--- Problem to work on ---
Transcribe the listing in full, excluding any pictures.

--- Data segment ---
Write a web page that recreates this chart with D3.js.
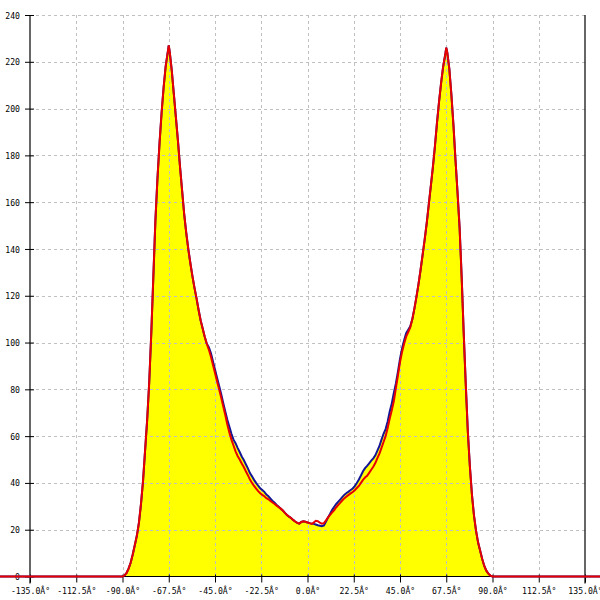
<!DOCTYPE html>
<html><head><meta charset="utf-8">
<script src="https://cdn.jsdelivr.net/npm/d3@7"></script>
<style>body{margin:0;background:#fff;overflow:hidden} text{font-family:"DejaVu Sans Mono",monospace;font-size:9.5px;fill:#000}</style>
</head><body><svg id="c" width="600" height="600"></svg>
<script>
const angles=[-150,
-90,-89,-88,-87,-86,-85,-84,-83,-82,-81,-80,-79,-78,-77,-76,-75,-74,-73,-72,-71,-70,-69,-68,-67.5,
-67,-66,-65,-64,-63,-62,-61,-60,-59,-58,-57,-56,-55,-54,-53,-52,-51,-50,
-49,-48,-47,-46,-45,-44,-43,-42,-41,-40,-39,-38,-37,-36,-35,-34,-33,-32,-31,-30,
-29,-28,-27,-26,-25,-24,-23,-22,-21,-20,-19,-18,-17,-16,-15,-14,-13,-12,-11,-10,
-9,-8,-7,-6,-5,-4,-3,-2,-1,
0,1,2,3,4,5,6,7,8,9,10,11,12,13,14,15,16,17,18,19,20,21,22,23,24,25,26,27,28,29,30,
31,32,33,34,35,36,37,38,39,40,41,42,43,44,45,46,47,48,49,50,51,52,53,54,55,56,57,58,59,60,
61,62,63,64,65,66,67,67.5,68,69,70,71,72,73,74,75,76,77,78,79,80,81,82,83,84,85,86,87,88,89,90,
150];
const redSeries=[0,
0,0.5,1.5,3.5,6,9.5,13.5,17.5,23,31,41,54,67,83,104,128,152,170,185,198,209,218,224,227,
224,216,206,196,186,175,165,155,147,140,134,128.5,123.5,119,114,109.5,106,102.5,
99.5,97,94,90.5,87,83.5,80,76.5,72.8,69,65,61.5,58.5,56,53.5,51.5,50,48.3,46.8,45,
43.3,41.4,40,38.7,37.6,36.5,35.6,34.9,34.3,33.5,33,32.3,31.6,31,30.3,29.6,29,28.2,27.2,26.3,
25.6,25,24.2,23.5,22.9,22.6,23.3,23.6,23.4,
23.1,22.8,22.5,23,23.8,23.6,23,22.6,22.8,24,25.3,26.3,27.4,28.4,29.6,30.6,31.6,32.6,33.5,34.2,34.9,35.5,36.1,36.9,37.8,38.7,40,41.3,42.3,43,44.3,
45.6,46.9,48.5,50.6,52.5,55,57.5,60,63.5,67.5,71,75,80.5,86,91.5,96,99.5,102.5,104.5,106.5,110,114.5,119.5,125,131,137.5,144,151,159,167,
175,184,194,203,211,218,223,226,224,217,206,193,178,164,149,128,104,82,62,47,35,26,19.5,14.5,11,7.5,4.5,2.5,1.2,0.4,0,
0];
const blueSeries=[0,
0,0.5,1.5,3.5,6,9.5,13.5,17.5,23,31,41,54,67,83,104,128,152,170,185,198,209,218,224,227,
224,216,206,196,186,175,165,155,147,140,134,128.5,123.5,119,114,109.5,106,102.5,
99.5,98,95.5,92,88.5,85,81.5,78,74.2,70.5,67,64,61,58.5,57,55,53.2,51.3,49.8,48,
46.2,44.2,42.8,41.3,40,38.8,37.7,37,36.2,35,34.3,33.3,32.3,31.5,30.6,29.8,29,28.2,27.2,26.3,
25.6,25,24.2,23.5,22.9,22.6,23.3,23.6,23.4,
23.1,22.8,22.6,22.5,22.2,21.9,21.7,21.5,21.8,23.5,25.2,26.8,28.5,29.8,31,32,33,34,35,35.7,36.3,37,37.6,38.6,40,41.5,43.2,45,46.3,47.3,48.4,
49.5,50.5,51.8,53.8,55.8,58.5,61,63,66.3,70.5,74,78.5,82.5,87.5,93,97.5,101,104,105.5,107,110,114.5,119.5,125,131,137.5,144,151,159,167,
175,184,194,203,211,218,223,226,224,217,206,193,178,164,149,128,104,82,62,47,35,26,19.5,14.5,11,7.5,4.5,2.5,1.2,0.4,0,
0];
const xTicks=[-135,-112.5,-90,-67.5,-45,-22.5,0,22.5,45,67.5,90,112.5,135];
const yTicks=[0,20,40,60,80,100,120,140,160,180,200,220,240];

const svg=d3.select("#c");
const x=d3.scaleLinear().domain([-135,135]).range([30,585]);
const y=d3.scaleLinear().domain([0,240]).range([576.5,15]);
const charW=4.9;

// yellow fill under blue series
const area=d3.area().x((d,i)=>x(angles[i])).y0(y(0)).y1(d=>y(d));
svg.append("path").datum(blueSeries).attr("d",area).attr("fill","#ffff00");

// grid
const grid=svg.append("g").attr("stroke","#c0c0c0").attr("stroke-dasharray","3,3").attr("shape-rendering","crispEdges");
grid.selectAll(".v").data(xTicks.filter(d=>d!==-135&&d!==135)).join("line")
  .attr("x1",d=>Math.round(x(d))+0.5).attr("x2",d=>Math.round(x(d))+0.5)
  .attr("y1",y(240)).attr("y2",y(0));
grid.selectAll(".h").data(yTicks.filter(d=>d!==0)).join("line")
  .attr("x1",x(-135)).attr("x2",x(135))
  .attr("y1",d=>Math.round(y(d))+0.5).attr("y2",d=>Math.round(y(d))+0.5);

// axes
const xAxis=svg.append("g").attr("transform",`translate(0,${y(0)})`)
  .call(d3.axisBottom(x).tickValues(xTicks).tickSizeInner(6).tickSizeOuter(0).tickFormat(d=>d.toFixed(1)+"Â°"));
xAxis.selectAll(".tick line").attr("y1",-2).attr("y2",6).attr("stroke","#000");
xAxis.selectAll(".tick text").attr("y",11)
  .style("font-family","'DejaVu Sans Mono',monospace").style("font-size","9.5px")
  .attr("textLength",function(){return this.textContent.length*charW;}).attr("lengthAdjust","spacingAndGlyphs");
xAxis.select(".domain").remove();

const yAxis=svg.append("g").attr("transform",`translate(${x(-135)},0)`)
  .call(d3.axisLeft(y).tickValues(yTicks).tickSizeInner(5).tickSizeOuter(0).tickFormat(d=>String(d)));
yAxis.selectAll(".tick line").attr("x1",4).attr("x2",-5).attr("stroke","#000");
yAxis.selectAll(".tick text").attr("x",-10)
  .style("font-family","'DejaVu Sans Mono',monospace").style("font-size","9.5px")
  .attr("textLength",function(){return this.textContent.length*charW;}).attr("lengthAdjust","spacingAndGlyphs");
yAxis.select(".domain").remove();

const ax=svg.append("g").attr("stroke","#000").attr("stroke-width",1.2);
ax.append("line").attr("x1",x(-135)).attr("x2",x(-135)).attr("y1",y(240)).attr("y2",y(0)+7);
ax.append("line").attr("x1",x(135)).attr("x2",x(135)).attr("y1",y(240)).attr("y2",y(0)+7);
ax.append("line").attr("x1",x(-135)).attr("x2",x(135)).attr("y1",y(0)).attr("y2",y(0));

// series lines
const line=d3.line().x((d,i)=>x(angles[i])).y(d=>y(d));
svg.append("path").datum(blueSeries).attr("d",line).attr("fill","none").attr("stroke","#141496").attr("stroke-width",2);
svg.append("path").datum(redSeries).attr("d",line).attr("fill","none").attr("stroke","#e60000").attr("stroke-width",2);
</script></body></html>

--- The output ---
Write a web page that recreates this chart with D3.js.
<!DOCTYPE html>
<html><head><meta charset="utf-8">
<script src="https://cdn.jsdelivr.net/npm/d3@7"></script>
<style>body{margin:0;background:#fff;overflow:hidden} text{font-family:"DejaVu Sans Mono",monospace;font-size:9.5px;fill:#000}</style>
</head><body><svg id="c" width="600" height="600"></svg>
<script>
const angles=[-150,
-90,-89,-88,-87,-86,-85,-84,-83,-82,-81,-80,-79,-78,-77,-76,-75,-74,-73,-72,-71,-70,-69,-68,-67.5,
-67,-66,-65,-64,-63,-62,-61,-60,-59,-58,-57,-56,-55,-54,-53,-52,-51,-50,
-49,-48,-47,-46,-45,-44,-43,-42,-41,-40,-39,-38,-37,-36,-35,-34,-33,-32,-31,-30,
-29,-28,-27,-26,-25,-24,-23,-22,-21,-20,-19,-18,-17,-16,-15,-14,-13,-12,-11,-10,
-9,-8,-7,-6,-5,-4,-3,-2,-1,
0,1,2,3,4,5,6,7,8,9,10,11,12,13,14,15,16,17,18,19,20,21,22,23,24,25,26,27,28,29,30,
31,32,33,34,35,36,37,38,39,40,41,42,43,44,45,46,47,48,49,50,51,52,53,54,55,56,57,58,59,60,
61,62,63,64,65,66,67,67.5,68,69,70,71,72,73,74,75,76,77,78,79,80,81,82,83,84,85,86,87,88,89,90,
150];
const redSeries=[0,
0,0.5,1.5,3.5,6,9.5,13.5,17.5,23,31,41,54,67,83,104,128,152,170,185,198,209,218,224,227,
224,216,206,196,186,175,165,155,147,140,134,128.5,123.5,119,114,109.5,106,102.5,
99.5,97,94,90.5,87,83.5,80,76.5,72.8,69,65,61.5,58.5,56,53.5,51.5,50,48.3,46.8,45,
43.3,41.4,40,38.7,37.6,36.5,35.6,34.9,34.3,33.5,33,32.3,31.6,31,30.3,29.6,29,28.2,27.2,26.3,
25.6,25,24.2,23.5,22.9,22.6,23.3,23.6,23.4,
23.1,22.8,22.5,23,23.8,23.6,23,22.6,22.8,24,25.3,26.3,27.4,28.4,29.6,30.6,31.6,32.6,33.5,34.2,34.9,35.5,36.1,36.9,37.8,38.7,40,41.3,42.3,43,44.3,
45.6,46.9,48.5,50.6,52.5,55,57.5,60,63.5,67.5,71,75,80.5,86,91.5,96,99.5,102.5,104.5,106.5,110,114.5,119.5,125,131,137.5,144,151,159,167,
175,184,194,203,211,218,223,226,224,217,206,193,178,164,149,128,104,82,62,47,35,26,19.5,14.5,11,7.5,4.5,2.5,1.2,0.4,0,
0];
const blueSeries=[0,
0,0.5,1.5,3.5,6,9.5,13.5,17.5,23,31,41,54,67,83,104,128,152,170,185,198,209,218,224,227,
224,216,206,196,186,175,165,155,147,140,134,128.5,123.5,119,114,109.5,106,102.5,
99.5,98,95.5,92,88.5,85,81.5,78,74.2,70.5,67,64,61,58.5,57,55,53.2,51.3,49.8,48,
46.2,44.2,42.8,41.3,40,38.8,37.7,37,36.2,35,34.3,33.3,32.3,31.5,30.6,29.8,29,28.2,27.2,26.3,
25.6,25,24.2,23.5,22.9,22.6,23.3,23.6,23.4,
23.1,22.8,22.6,22.5,22.2,21.9,21.7,21.5,21.8,23.5,25.2,26.8,28.5,29.8,31,32,33,34,35,35.7,36.3,37,37.6,38.6,40,41.5,43.2,45,46.3,47.3,48.4,
49.5,50.5,51.8,53.8,55.8,58.5,61,63,66.3,70.5,74,78.5,82.5,87.5,93,97.5,101,104,105.5,107,110,114.5,119.5,125,131,137.5,144,151,159,167,
175,184,194,203,211,218,223,226,224,217,206,193,178,164,149,128,104,82,62,47,35,26,19.5,14.5,11,7.5,4.5,2.5,1.2,0.4,0,
0];
const xTicks=[-135,-112.5,-90,-67.5,-45,-22.5,0,22.5,45,67.5,90,112.5,135];
const yTicks=[0,20,40,60,80,100,120,140,160,180,200,220,240];

const svg=d3.select("#c");
const x=d3.scaleLinear().domain([-135,135]).range([30,585]);
const y=d3.scaleLinear().domain([0,240]).range([576.5,15]);
const charW=4.9;

// yellow fill under blue series
const area=d3.area().x((d,i)=>x(angles[i])).y0(y(0)).y1(d=>y(d));
svg.append("path").datum(blueSeries).attr("d",area).attr("fill","#ffff00");

// grid
const grid=svg.append("g").attr("stroke","#c0c0c0").attr("stroke-dasharray","3,3").attr("shape-rendering","crispEdges");
grid.selectAll(".v").data(xTicks.filter(d=>d!==-135&&d!==135)).join("line")
  .attr("x1",d=>Math.round(x(d))+0.5).attr("x2",d=>Math.round(x(d))+0.5)
  .attr("y1",y(240)).attr("y2",y(0));
grid.selectAll(".h").data(yTicks.filter(d=>d!==0)).join("line")
  .attr("x1",x(-135)).attr("x2",x(135))
  .attr("y1",d=>Math.round(y(d))+0.5).attr("y2",d=>Math.round(y(d))+0.5);

// axes
const xAxis=svg.append("g").attr("transform",`translate(0,${y(0)})`)
  .call(d3.axisBottom(x).tickValues(xTicks).tickSizeInner(6).tickSizeOuter(0).tickFormat(d=>d.toFixed(1)+"Â°"));
xAxis.selectAll(".tick line").attr("y1",-2).attr("y2",6).attr("stroke","#000");
xAxis.selectAll(".tick text").attr("y",11)
  .style("font-family","'DejaVu Sans Mono',monospace").style("font-size","9.5px")
  .attr("textLength",function(){return this.textContent.length*charW;}).attr("lengthAdjust","spacingAndGlyphs");
xAxis.select(".domain").remove();

const yAxis=svg.append("g").attr("transform",`translate(${x(-135)},0)`)
  .call(d3.axisLeft(y).tickValues(yTicks).tickSizeInner(5).tickSizeOuter(0).tickFormat(d=>String(d)));
yAxis.selectAll(".tick line").attr("x1",4).attr("x2",-5).attr("stroke","#000");
yAxis.selectAll(".tick text").attr("x",-10)
  .style("font-family","'DejaVu Sans Mono',monospace").style("font-size","9.5px")
  .attr("textLength",function(){return this.textContent.length*charW;}).attr("lengthAdjust","spacingAndGlyphs");
yAxis.select(".domain").remove();

const ax=svg.append("g").attr("stroke","#000").attr("stroke-width",1.2);
ax.append("line").attr("x1",x(-135)).attr("x2",x(-135)).attr("y1",y(240)).attr("y2",y(0)+7);
ax.append("line").attr("x1",x(135)).attr("x2",x(135)).attr("y1",y(240)).attr("y2",y(0)+7);
ax.append("line").attr("x1",x(-135)).attr("x2",x(135)).attr("y1",y(0)).attr("y2",y(0));

// series lines
const line=d3.line().x((d,i)=>x(angles[i])).y(d=>y(d));
svg.append("path").datum(blueSeries).attr("d",line).attr("fill","none").attr("stroke","#141496").attr("stroke-width",2);
svg.append("path").datum(redSeries).attr("d",line).attr("fill","none").attr("stroke","#e60000").attr("stroke-width",2);
</script></body></html>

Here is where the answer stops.